Thursday, November 26

I wanna forget you

Each time, I wanna forget about you, why hope appears? I seemed like as if you know I'm trying my very best to forget you? And you, the devil unconciously luring me fall back to my previous state again. Or is it my subconcious simply doesn't want to forget about you? I don't know. I seem to be psychologically fighting between myself.

Sometimes, I think as if you're too coward to walk toward the stage and save this injured ballerina infront of the crowd. What are you afraid of? The crowd's evaluation or the rejection from the ballerina? You this indecisive and ego person. Really makes me really fustrated. Why don't you think in another way? You may be seen as a hero and received standing oviation from the crowd. And the ballerina will happily fall into your arms?
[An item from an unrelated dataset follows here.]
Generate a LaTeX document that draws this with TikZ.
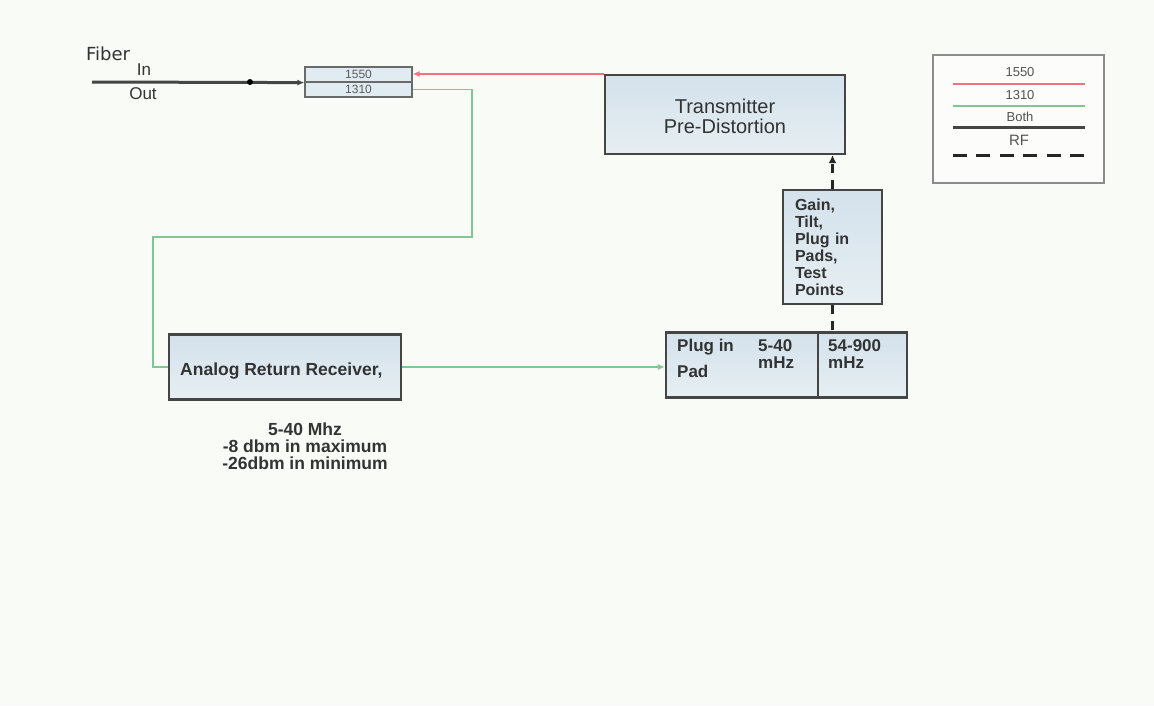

Sometimes, I would contradict myself. I keep reminding myself. This is one sided love. Is what you think. IS what you believe that he likes you. You're just too desperate to see anyone to fall in love with. Perhaps. Perhaps, I'm really an idiot. Baka-desu! Perhaps I'm the patheticly-injured-ballerina whom longingly waiting for the never return prince.

Prince, if at any chance you read this blog. Please be more courageous to step forward and do what you fear not to do. Be courageous. No girls admires guys cowardice.

Ah.... in the end. I guess. Maybe I've been thinking too much. I should forget you and stop waiting.

Perhaps, its actually a dreaming ballerina fantasy.